No, Chef: The Bear Season 2 Could've Seen Carmy And Sydney Hooking Up

To ship or not to ship? That was the question many fans of "The Bear" took to social media to contemplate after the show's second season debuted early this summer. According to a recent Hollywood Reporter interview with co-showrunner Joanna Calo, viewers weren't the only people who spent some time thinking about whether emotional trainwreck chef Carmy (Jeremy Allen White) and up-and-coming sous chef Sydney (Ayo Edebiri) should get together. "I will say, at one point, very early on, I was like, 'Maybe they do hook up,'" Calo told THR, noting that series creator Christopher Storer shot down the idea.

Calo said that when she joined "The Bear," some season 1 scripts had already been written, and one of the first things she realized was that the show should hone in on the unique relationship between its two leads. Calo says she "immediately felt" that there "was something very special between Carmy and Sydney and I really wanted to prioritize that relationship and the Sydney character." At this point in the series, the pair have an established platonic partnership that feels emotionally profound and meaningful for them both, but Calo says the internet's fixation on the two becoming more than friends "really surprised" her despite her early idea that there could be something there.

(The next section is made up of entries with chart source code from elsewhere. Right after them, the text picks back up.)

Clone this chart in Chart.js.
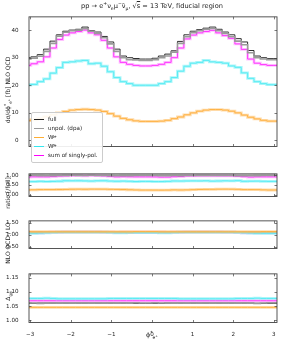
<!DOCTYPE html>
<html>
<head>
<meta charset="utf-8">
<script src="https://cdn.jsdelivr.net/npm/chart.js@4.4.1/dist/chart.umd.min.js"></script>
<style>
  body { margin: 0; background: #fff; }
  #wrap { position: relative; width: 288px; height: 342px; font-family: 'DejaVu Sans', sans-serif; color: #222; }
  canvas { position: absolute; left: 0; }
  .txt { position: absolute; white-space: nowrap; line-height: 1; }
  .rot { transform: translate(-50%, -50%) rotate(-90deg); }
  sub, sup { font-size: 70%; line-height: 0; }
  #legend { position: absolute; left: 31px; top: 112px; width: 70px; height: 49px; border: 0.6px solid #ccc; border-radius: 2px; background: rgba(255,255,255,0.9); font-size: 5.6px; }
  .li { position: absolute; left: 2px; height: 8px; display: flex; align-items: center; }
  .sw { width: 10px; margin-right: 4px; }
</style>
</head>
<body>
<div id="wrap">
  <canvas id="c1"></canvas>
  <canvas id="c2"></canvas>
  <canvas id="c3"></canvas>
  <canvas id="c4"></canvas>

  <div class="txt" style="left:152px; top:3px; transform:translateX(-50%); font-size:6.6px;">pp → e<sup>+</sup>ν<sub>e</sub>μ<sup>−</sup>ν̄<sub>μ</sub>, √<span style="text-decoration:overline">s</span> = 13 TeV, fiducial region</div>
  <div class="txt rot" style="left:8px; top:90px; font-size:6px;">dσ/dϕ<sup>*</sup><sub>e<sup>+</sup></sub> [fb] NLO QCD</div>
  <div class="txt rot" style="left:8px; top:193px; font-size:6px;">ratio [/full]</div>
  <div class="txt rot" style="left:8px; top:243px; font-size:6px;">NLO QCD / LO</div>
  <div class="txt rot" style="left:8px; top:296px; font-size:6px;">Δ<sub>gg</sub></div>
  <div class="txt" style="left:152px; top:332px; transform:translateX(-50%); font-size:6.4px;">ϕ<sup>*</sup><sub>e<sup>+</sup></sub></div>

  <div id="legend">
    <div class="li" style="top:2px"><div class="sw" style="border-top:1px solid #222"></div>full</div>
    <div class="li" style="top:11px"><div class="sw" style="border-top:1.8px solid #9a9a9a"></div>unpol. (dpa)</div>
    <div class="li" style="top:20px"><div class="sw" style="border-top:1.4px solid #ffae33"></div>W<sup>+</sup><sub style="margin-left:-4px">L</sub></div>
    <div class="li" style="top:29px"><div class="sw" style="border-top:1.4px solid #33e8f0"></div>W<sup>+</sup><sub style="margin-left:-4px">T</sub></div>
    <div class="li" style="top:38px"><div class="sw" style="border-top:1.4px solid #ff00ff"></div>sum of singly-pol.</div>
  </div>
</div>

<script>
// binning: 40 bins over [-pi, pi]
const nBins = 40;
const binEdges = Array.from({ length: nBins + 1 }, (_, i) => -Math.PI + i * Math.PI / 20);
const xTicks = [-3, -2, -1, 0, 1, 2, 3];

// main panel, NLO QCD [fb]
const full   = [30.2, 30.0, 30.3, 31.1, 33.1, 36.0, 38.3, 39.6, 40.0, 40.3, 41.1, 39.8, 39.3, 37.7, 35.7, 33.1, 30.6, 30.0, 29.7, 29.5,
                29.5, 29.8, 30.6, 31.3, 32.5, 35.9, 38.3, 39.6, 40.2, 40.7, 41.1, 40.3, 39.3, 38.3, 36.9, 35.7, 32.6, 30.6, 30.0, 29.7];
const unpol  = [29.7, 29.5, 29.8, 30.5, 32.3, 35.2, 37.8, 39.2, 39.8, 40.0, 40.5, 39.6, 38.8, 37.2, 35.0, 32.3, 30.0, 29.3, 29.2, 29.0,
                29.0, 29.3, 30.0, 30.6, 32.0, 35.2, 37.6, 39.1, 39.8, 40.3, 40.6, 39.8, 38.8, 37.6, 36.0, 34.7, 31.8, 30.0, 29.5, 29.3];
const wl     = [7.1, 7.2, 7.5, 8.0, 8.6, 9.3, 10.0, 10.5, 11.0, 11.2, 11.3, 11.2, 11.0, 10.5, 9.7, 8.8, 8.0, 7.5, 7.1, 6.9,
                6.9, 6.9, 7.0, 7.3, 7.9, 8.5, 9.3, 10.0, 10.6, 11.0, 11.2, 11.2, 11.0, 10.6, 10.0, 9.2, 8.4, 7.8, 7.3, 7.0];
const wt     = [20.1, 20.1, 20.3, 21.3, 22.3, 24.4, 26.4, 28.3, 28.5, 28.8, 29.0, 27.8, 28.0, 26.9, 24.9, 22.8, 21.3, 20.6, 20.0, 20.0,
                20.0, 20.0, 20.6, 21.3, 22.8, 25.1, 26.9, 28.0, 28.3, 29.0, 28.5, 28.3, 28.0, 27.0, 26.5, 24.5, 22.5, 21.3, 20.6, 20.2];
const sumPol = [27.2, 27.2, 27.8, 28.5, 30.3, 33.5, 36.6, 38.2, 39.0, 39.5, 40.0, 39.0, 38.3, 36.3, 33.5, 30.3, 28.3, 27.6, 27.2, 27.0,
                27.0, 27.2, 27.6, 28.3, 30.0, 33.5, 36.8, 38.2, 39.0, 39.5, 39.9, 39.0, 38.0, 37.0, 35.0, 33.0, 29.5, 28.0, 27.5, 27.2];

// NLO QCD / LO
const kFull  = [1.10, 1.10, 1.10, 1.10, 1.10, 1.10, 1.11, 1.11, 1.11, 1.11, 1.11, 1.11, 1.11, 1.10, 1.10, 1.10, 1.10, 1.10, 1.10, 1.10,
                1.10, 1.10, 1.10, 1.10, 1.10, 1.10, 1.10, 1.11, 1.11, 1.11, 1.11, 1.11, 1.11, 1.10, 1.10, 1.10, 1.10, 1.10, 1.10, 1.10];
const kUnpol = [1.09, 1.09, 1.09, 1.10, 1.10, 1.10, 1.11, 1.11, 1.11, 1.11, 1.11, 1.11, 1.10, 1.10, 1.10, 1.10, 1.10, 1.09, 1.09, 1.09,
                1.09, 1.09, 1.10, 1.10, 1.10, 1.10, 1.11, 1.11, 1.11, 1.11, 1.11, 1.11, 1.10, 1.10, 1.10, 1.10, 1.10, 1.09, 1.09, 1.09];
const kWl    = [1.13, 1.13, 1.12, 1.12, 1.12, 1.12, 1.12, 1.12, 1.12, 1.12, 1.12, 1.12, 1.12, 1.12, 1.12, 1.12, 1.12, 1.12, 1.13, 1.13,
                1.13, 1.13, 1.12, 1.12, 1.12, 1.12, 1.12, 1.12, 1.12, 1.12, 1.12, 1.12, 1.12, 1.12, 1.12, 1.12, 1.12, 1.12, 1.13, 1.13];
const kWt    = [1.06, 1.06, 1.06, 1.07, 1.08, 1.09, 1.10, 1.10, 1.10, 1.10, 1.10, 1.10, 1.10, 1.10, 1.09, 1.08, 1.08, 1.09, 1.09, 1.09,
                1.09, 1.09, 1.08, 1.08, 1.09, 1.10, 1.10, 1.10, 1.10, 1.10, 1.10, 1.10, 1.10, 1.10, 1.09, 1.08, 1.07, 1.06, 1.06, 1.06];
const kSum   = [1.08, 1.08, 1.08, 1.08, 1.09, 1.10, 1.10, 1.11, 1.11, 1.11, 1.11, 1.11, 1.11, 1.10, 1.10, 1.09, 1.10, 1.10, 1.10, 1.10,
                1.10, 1.10, 1.10, 1.09, 1.10, 1.10, 1.11, 1.11, 1.11, 1.11, 1.11, 1.11, 1.10, 1.10, 1.09, 1.08, 1.08, 1.08, 1.08, 1.08];

// Delta panel
const dFull  = [1.060, 1.060, 1.060, 1.061, 1.061, 1.061, 1.061, 1.061, 1.061, 1.061, 1.061, 1.061, 1.061, 1.061, 1.061, 1.061, 1.061, 1.061, 1.060, 1.060,
                1.060, 1.060, 1.060, 1.061, 1.061, 1.061, 1.061, 1.061, 1.061, 1.061, 1.061, 1.061, 1.061, 1.061, 1.061, 1.061, 1.061, 1.060, 1.060, 1.060];
const dUnpol = [1.062, 1.062, 1.061, 1.060, 1.061, 1.062, 1.061, 1.062, 1.061, 1.062, 1.062, 1.061, 1.062, 1.061, 1.062, 1.061, 1.062, 1.061, 1.062, 1.061,
                1.061, 1.062, 1.061, 1.062, 1.061, 1.062, 1.061, 1.062, 1.061, 1.062, 1.061, 1.062, 1.061, 1.062, 1.061, 1.062, 1.061, 1.060, 1.061, 1.062];
const dWl    = [1.046, 1.046, 1.046, 1.046, 1.046, 1.046, 1.046, 1.046, 1.046, 1.046, 1.046, 1.046, 1.046, 1.046, 1.046, 1.046, 1.046, 1.046, 1.046, 1.046,
                1.046, 1.046, 1.046, 1.046, 1.046, 1.046, 1.046, 1.046, 1.046, 1.046, 1.046, 1.046, 1.046, 1.046, 1.046, 1.046, 1.046, 1.046, 1.046, 1.046];
const dWt    = [1.077, 1.077, 1.077, 1.077, 1.078, 1.077, 1.076, 1.076, 1.076, 1.076, 1.076, 1.076, 1.076, 1.076, 1.077, 1.077, 1.077, 1.077, 1.077, 1.077,
                1.077, 1.077, 1.077, 1.077, 1.077, 1.076, 1.076, 1.076, 1.076, 1.076, 1.076, 1.076, 1.076, 1.076, 1.077, 1.077, 1.077, 1.078, 1.077, 1.077];
const dSum   = [1.069, 1.069, 1.069, 1.069, 1.069, 1.069, 1.069, 1.069, 1.069, 1.069, 1.069, 1.069, 1.069, 1.069, 1.069, 1.069, 1.069, 1.069, 1.069, 1.069,
                1.069, 1.069, 1.069, 1.069, 1.069, 1.069, 1.069, 1.069, 1.069, 1.069, 1.069, 1.069, 1.069, 1.069, 1.069, 1.069, 1.069, 1.069, 1.069, 1.069];

const AXIS_LEFT = 29, AXIS_RIGHT = 277;

// histogram -> step points
function steps(vals) {
    const pts = vals.map((v, i) => ({ x: binEdges[i], y: v }));
    pts.push({ x: binEdges[nBins], y: vals[nBins - 1] });
    return pts;
}

function line(vals, color, width, band) {
    const out = [];
    if (band) {
        out.push({ data: steps(vals), borderColor: band, borderWidth: width + 1.8, stepped: 'after', pointRadius: 0, fill: false });
    }
    out.push({ data: steps(vals), borderColor: color, borderWidth: width, stepped: 'after', pointRadius: 0, fill: false });
    return out;
}

function series(a, b, c, d, e) {
    return [
        ...line(c, '#ffa51f', 1.0, 'rgba(255,190,100,0.55)'),
        ...line(d, '#2ee6f2', 1.0, 'rgba(120,240,245,0.6)'),
        ...line(b, '#9a9a9a', 1.6),
        ...line(e, '#ff00ff', 1.0, 'rgba(255,120,255,0.45)'),
        ...line(a, '#1a1a1a', 0.9)
    ];
}

// frame + inward ticks, matplotlib style
const framePlugin = {
    id: 'frame',
    afterDatasetsDraw(chart) {
        const { ctx, chartArea: a, scales: { x, y } } = chart;
        ctx.save();
        ctx.strokeStyle = '#444';
        ctx.lineWidth = 0.7;
        const tl = 2.5;
        ctx.beginPath();
        xTicks.forEach(v => {
            const px = Math.round(x.getPixelForValue(v)) + 0.5;
            ctx.moveTo(px, a.bottom); ctx.lineTo(px, a.bottom - tl);
            ctx.moveTo(px, a.top); ctx.lineTo(px, a.top + tl);
        });
        y.ticks.forEach(t => {
            const py = Math.round(y.getPixelForValue(t.value)) + 0.5;
            ctx.moveTo(a.left, py); ctx.lineTo(a.left + tl, py);
            ctx.moveTo(a.right, py); ctx.lineTo(a.right - tl, py);
        });
        ctx.stroke();
        ctx.lineWidth = 0.9;
        ctx.strokeRect(a.left, a.top, a.width, a.height);
        ctx.restore();
    }
};

function panel(id, top, height, yMin, yMax, yTicks, digits, datasets, showX) {
    const cv = document.getElementById(id);
    cv.style.top = top + 'px';
    cv.width = 288; cv.height = height;
    cv.style.width = '288px'; cv.style.height = height + 'px';
    return new Chart(cv, {
        type: 'line',
        data: { datasets },
        options: {
            responsive: false,
            animation: false,
            events: [],
            layout: { padding: { top: 3, bottom: showX ? 0 : 3, left: 0, right: 288 - AXIS_RIGHT } },
            plugins: { legend: { display: false }, tooltip: { enabled: false } },
            scales: {
                x: {
                    type: 'linear', min: -3.03, max: 3.08,
                    display: showX,
                    afterBuildTicks: s => { s.ticks = xTicks.map(v => ({ value: v })); },
                    afterFit: s => { s.height = 19.5; },
                    grid: { display: false },
                    border: { display: false },
                    ticks: { padding: 1, color: '#222', font: { family: 'DejaVu Sans', size: 5.6 }, maxRotation: 0,
                             callback: v => (v < 0 ? '\u2212' + (-v) : '' + v) }
                },
                y: {
                    min: yMin, max: yMax,
                    afterBuildTicks: s => { s.ticks = yTicks.map(v => ({ value: v })); },
                    afterFit: s => { s.width = AXIS_LEFT; },
                    grid: { display: false },
                    border: { display: false },
                    ticks: { padding: 2.5, color: '#222', font: { family: 'DejaVu Sans', size: 5.6 },
                             callback: v => v.toFixed(digits) }
                }
            }
        },
        plugins: [framePlugin]
    });
}

const rFull = full.map(() => 1);
const rUnpol = unpol.map((v, i) => v / full[i]);
const rWl = wl.map((v, i) => v / full[i]);
const rWt = wt.map((v, i) => v / full[i]);
const rSum = sumPol.map((v, i) => v / full[i]);

panel('c1', 11, 158, -2.2, 44.8, [0, 10, 20, 30, 40], 0, series(full, unpol, wl, wt, sumPol), false);
panel('c2', 167.7, 51.3, -0.10, 1.07, [0, 0.5, 1.0], 2, series(rFull, rUnpol, rWl, rWt, rSum), false);
panel('c3', 214.7, 56.6, 0.43, 1.57, [0.5, 1.0, 1.5], 2, series(kFull, kUnpol, kWl, kWt, kSum), false);
panel('c4', 268, 74, 0.993, 1.163, [1.00, 1.05, 1.10, 1.15], 2, series(dFull, dUnpol, dWl, dWt, dSum), true);
</script>
</body>
</html>
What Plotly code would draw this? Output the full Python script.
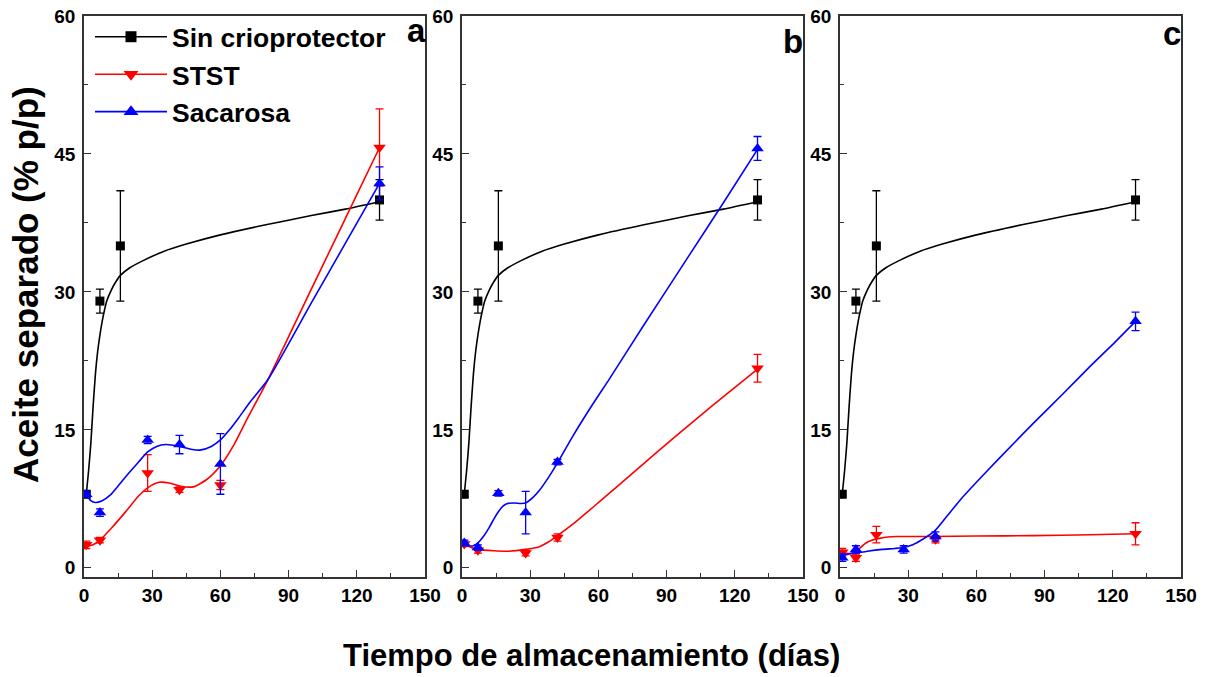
import plotly.graph_objects as go

# ---------------- data ----------------
# Sin crioprotector (identical in all three panels)
days_black = [1, 7, 16, 130]
val_black = [8.0, 29.0, 35.0, 40.0]
err_black = [0.3, 1.3, 6.0, 2.2]
fit_days_black = [1, 2, 3, 4, 5, 6, 7, 8, 9, 10, 12, 14, 16, 20, 26, 35, 45, 60, 80, 100, 115, 130]
fit_black = [8.0, 10.5, 13.5, 17.5, 21.0, 23.5, 25.3, 26.8, 28.0, 29.0, 30.2, 31.1, 31.8, 32.6,
             33.4, 34.4, 35.2, 36.2, 37.3, 38.3, 39.0, 39.8]

# Panel a
days_stst_a = [1, 7, 28, 42, 60, 130]
val_stst_a = [2.5, 3.0, 10.3, 8.5, 9.0, 45.7]
err_stst_a = [0.4, 0.3, 2.0, 0.3, 0.5, 4.2]
fit_days_stst_a = [1, 4, 7, 12, 18, 24, 28, 33, 38, 42, 48, 54, 60, 66, 72, 81, 100, 115, 130]
fit_stst_a = [2.3, 2.5, 3.0, 4.3, 6.0, 7.8, 8.7, 9.3, 9.2, 8.9, 8.8, 9.6, 11.1, 13.4, 16.3, 20.5,
              30.3, 38.0, 45.7]

days_sac_a = [1, 7, 28, 42, 60, 130]
val_sac_a = [8.0, 6.0, 13.9, 13.4, 11.3, 41.8]
err_sac_a = [0.3, 0.4, 0.4, 1.0, 3.3, 1.8]
fit_days_sac_a = [1, 3, 5, 8, 11.5, 15, 19, 24, 28, 32, 36, 42, 47, 51, 56, 60, 64, 68, 73, 81, 100, 115, 130]
fit_sac_a = [8.0, 7.3, 7.1, 7.3, 7.9, 8.9, 10.1, 11.5, 12.6, 13.2, 13.4, 13.2, 12.9, 12.8, 13.2,
             13.9, 15.0, 16.3, 18.0, 20.5, 28.8, 35.3, 41.8]

# Panel b
days_stst_b = [1, 7, 28, 42, 130]
val_stst_b = [2.6, 1.9, 1.6, 3.3, 21.7]
err_stst_b = [0.3, 0.3, 0.3, 0.4, 1.5]
fit_days_stst_b = [1, 4, 7, 14, 20, 28, 34, 38, 42, 50, 61, 77, 93, 110, 130]
fit_stst_b = [2.6, 2.2, 2.0, 1.85, 1.8, 2.0, 2.3, 2.8, 3.5, 5.0, 7.3, 10.7, 14.1, 17.6, 21.6]

days_sac_b = [1, 7, 16, 28, 42, 130]
val_sac_b = [2.7, 2.2, 8.1, 6.0, 11.5, 45.6]
err_sac_b = [0.3, 0.3, 0.3, 2.3, 0.3, 1.3]
fit_days_sac_b = [1, 3, 5, 7, 9.4, 12, 14, 16, 18, 20, 23, 26, 28, 31, 34, 38, 42, 48, 56.5, 65,
                  80, 100, 115, 130]
fit_sac_b = [2.6, 2.4, 2.4, 2.7, 3.4, 4.4, 5.3, 6.1, 6.7, 7.0, 7.05, 7.0, 7.05, 7.6, 8.4, 9.8,
             11.4, 14.0, 17.4, 20.6, 26.4, 34.0, 39.7, 45.5]

# Panel c
days_stst_c = [1, 7, 16, 42, 130]
val_stst_c = [1.7, 1.1, 3.6, 3.1, 3.7]
err_stst_c = [0.4, 0.4, 0.9, 0.4, 1.2]
fit_days_stst_c = [1, 4, 7, 9, 11.4, 14, 17.3, 21, 25, 40, 60, 85, 110, 130]
fit_stst_c = [1.6, 1.55, 1.7, 2.2, 2.7, 3.0, 3.2, 3.35, 3.4, 3.4, 3.45, 3.5, 3.6, 3.7]

days_sac_c = [1, 7, 28, 42, 130]
val_sac_c = [1.1, 2.0, 2.0, 3.4, 26.8]
err_sac_c = [0.4, 0.4, 0.4, 0.5, 1.0]
fit_days_sac_c = [1, 4, 7, 12, 18.6, 24, 28, 32, 36.4, 42, 47, 52.6, 60, 70, 85, 98, 110, 120, 130]
fit_sac_c = [1.3, 1.5, 1.6, 1.8, 2.0, 2.1, 2.2, 2.5, 3.1, 4.1, 5.6, 7.3, 9.3, 11.9, 15.7, 18.9,
             21.9, 24.3, 26.8]

series_names = ["Sin crioprotector", "STST", "Sacarosa"]
panel_labels = ["a", "b", "c"]
x_ticks = [0, 30, 60, 90, 120, 150]
y_ticks = [0, 15, 30, 45, 60]
x_title = "Tiempo de almacenamiento (días)"
y_title = "Aceite separado (% p/p)"

# ---------------- style ----------------
W, H = 1207, 677
FONT = "Liberation Sans"
colors = ["#000000", "#ff0000", "#0000ff"]
symbols = ["square", "triangle-down", "triangle-up"]
msizes = [9, 11, 11]
frame = "#333333"


def px(xs):
    return xs / W


def py(ys):
    return 1 - ys / H


panel_px = [(84, 425), (462, 803), (840, 1181)]
ydom = [py(577), py(16)]

panels = [
    [(days_black, val_black, err_black, fit_days_black, fit_black),
     (days_stst_a, val_stst_a, err_stst_a, fit_days_stst_a, fit_stst_a),
     (days_sac_a, val_sac_a, err_sac_a, fit_days_sac_a, fit_sac_a)],
    [(days_black, val_black, err_black, fit_days_black, fit_black),
     (days_stst_b, val_stst_b, err_stst_b, fit_days_stst_b, fit_stst_b),
     (days_sac_b, val_sac_b, err_sac_b, fit_days_sac_b, fit_sac_b)],
    [(days_black, val_black, err_black, fit_days_black, fit_black),
     (days_stst_c, val_stst_c, err_stst_c, fit_days_stst_c, fit_stst_c),
     (days_sac_c, val_sac_c, err_sac_c, fit_days_sac_c, fit_sac_c)],
]

fig = go.Figure()
for p, series in enumerate(panels):
    xa = "x" if p == 0 else f"x{p+1}"
    ya = "y" if p == 0 else f"y{p+1}"
    for s, (dx, dy, de, fx, fy) in enumerate(series):
        fig.add_trace(go.Scatter(
            x=fx, y=fy, mode="lines", line=dict(color=colors[s], width=1.6, shape="spline", smoothing=0.6),
            xaxis=xa, yaxis=ya, showlegend=False, hoverinfo="skip"))
        fig.add_trace(go.Scatter(
            x=dx, y=dy, mode="markers",
            marker=dict(symbol=symbols[s], size=msizes[s], color=colors[s], line=dict(width=0)),
            error_y=dict(type="data", array=de, visible=True, color=colors[s], thickness=1.3, width=4),
            xaxis=xa, yaxis=ya, showlegend=False))

# legend entries
for s in range(3):
    fig.add_trace(go.Scatter(
        x=[None], y=[None], mode="lines+markers", name=series_names[s],
        line=dict(color=colors[s], width=1.6),
        marker=dict(symbol=symbols[s], size=msizes[s] + 2, color=colors[s]),
        xaxis="x", yaxis="y", legendgroup=f"g{s}"))

layout = dict(
    template="none",
    width=W, height=H, margin=dict(l=0, r=0, t=0, b=0, pad=0, autoexpand=False),
    paper_bgcolor="white", plot_bgcolor="white",
    font=dict(family=FONT, color="black"),
    legend=dict(x=px(90), y=py(13), xanchor="left", yanchor="top", borderwidth=0,
                bgcolor="rgba(0,0,0,0)", font=dict(family=FONT, size=26.5, color="black", weight="bold"),
                itemwidth=72, tracegroupgap=0, traceorder="normal"),
    annotations=[],
)
label_right = [428, 805, 1183]
label_mid = [31, 41, 34]
for p in range(3):
    xk = "xaxis" if p == 0 else f"xaxis{p+1}"
    yk = "yaxis" if p == 0 else f"yaxis{p+1}"
    x0, x1 = panel_px[p]
    layout[xk] = dict(
        domain=[px(x0), px(x1)], range=[0, 150], anchor="y" if p == 0 else f"y{p+1}",
        tickvals=x_ticks, ticks="inside", ticklen=7, tickwidth=1.3, tickcolor=frame,
        minor=dict(ticks="inside", ticklen=4, dtick=15, tick0=0, tickcolor=frame, showgrid=False),
        showline=True, mirror=True, linecolor=frame, linewidth=1.5, showgrid=False, zeroline=False,
        tickfont=dict(family=FONT, size=19, color="black", weight="bold"), ticklabelstandoff=0,
        ticklabeloverflow="allow", automargin=False)
    layout[yk] = dict(
        domain=ydom, range=[-1, 60], anchor="x" if p == 0 else f"x{p+1}",
        tickvals=y_ticks, ticks="inside", ticklen=7, tickwidth=1.3, tickcolor=frame,
        minor=dict(ticks="inside", ticklen=4, dtick=7.5, tick0=0, tickcolor=frame, showgrid=False),
        showline=True, mirror=True, linecolor=frame, linewidth=1.5, showgrid=False, zeroline=False,
        tickfont=dict(family=FONT, size=19, color="black", weight="bold"), ticklabelstandoff=3,
        ticklabeloverflow="allow", automargin=False)
    layout["annotations"].append(dict(
        text=panel_labels[p], xref="paper", yref="paper", x=px(label_right[p]), y=py(label_mid[p]),
        xanchor="right", yanchor="middle", showarrow=False,
        font=dict(family=FONT, size=33, color="black", weight="bold")))

layout["annotations"].append(dict(
    text=x_title, xref="paper", yref="paper", x=px(591), y=py(655),
    xanchor="center", yanchor="middle", showarrow=False,
    font=dict(family=FONT, size=31, color="black", weight="bold")))
layout["annotations"].append(dict(
    text=y_title, xref="paper", yref="paper", x=px(25), y=py(285), textangle=-90,
    xanchor="center", yanchor="middle", showarrow=False,
    font=dict(family=FONT, size=35, color="black", weight="bold")))

fig.update_layout(**layout)
# remove the browser's default page margin so the figure sits at the window origin
fig.write_html("out.html", config={"displayModeBar": False},
               post_script="document.body.style.margin='0px';")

'These relationships are complicated'

Joanna Calo said Christopher Storer was right to note that Carmy and Syndey shouldn't get together, but as she put it, "I think what I was getting at was that these relationships are complicated." Personally, I've always seen Carmy and Sydney's relationship as one that has a tinge of romance, but not the type that actually needs to lead to anything else. When Sydney felt a pang of frustration over Carmy's new relationship and couldn't quite pinpoint the reason for it, or Carmy calmed down after thinking of Sydney, that felt familiar to me — and much more nuanced and interesting to watch than yet another fictional couple confessing their love. When the pair share a quiet moment while fixing a table ahead of The Bear's opening, it's an equally great moment, one that feels like it veers between platonic partnership, deep friendship, and something like love from second to second.

The series' co-showrunner seems to express a similar sentiment. She told THR:

"I've heard people use the term 'work wife' ­— there are relationships in our lives that have all different meanings, and we sometimes really rush to characterize everything very cleanly and there's something beautiful about acknowledging how messy our lives really are and just how enmeshed so many of our relationships are."

Frozen out

It's true: Some of life's most fulfilling relationships can straddle a line between platonic and romantic, or contain undercurrents of attraction or infatuation that might never fully be realized. The counterpoint to this is, of course, that the real-life restaurant biz is notorious for casual hookups among staff, and in a less stylized version of this world, someone at The Bear definitely would've gotten together by now. I get why people want Carmy and Sydney to get together, and I get why people think there's nothing there, but I think the show thrives in the messy in-between. If the series returns for a third season, though, it's possible the pair's dynamic will have changed once again.

Carmy spent much of the season finale locked in the restaurant's walk-in freezer, and Sydney kept the ship afloat while he melted down. Joanna Calo says the freezer plot was written into the script both "for his own misery and this idea of being punished for the joy that he experienced, but also because we really wanted to give Sydney a chance to rise into power." The pair's relationship has always been defined by his success and her relative inexperience: How will it look when the tables have turned?

"The Bear" seasons 1 and 2 are now on Hulu. The show has not yet been renewed for a third season.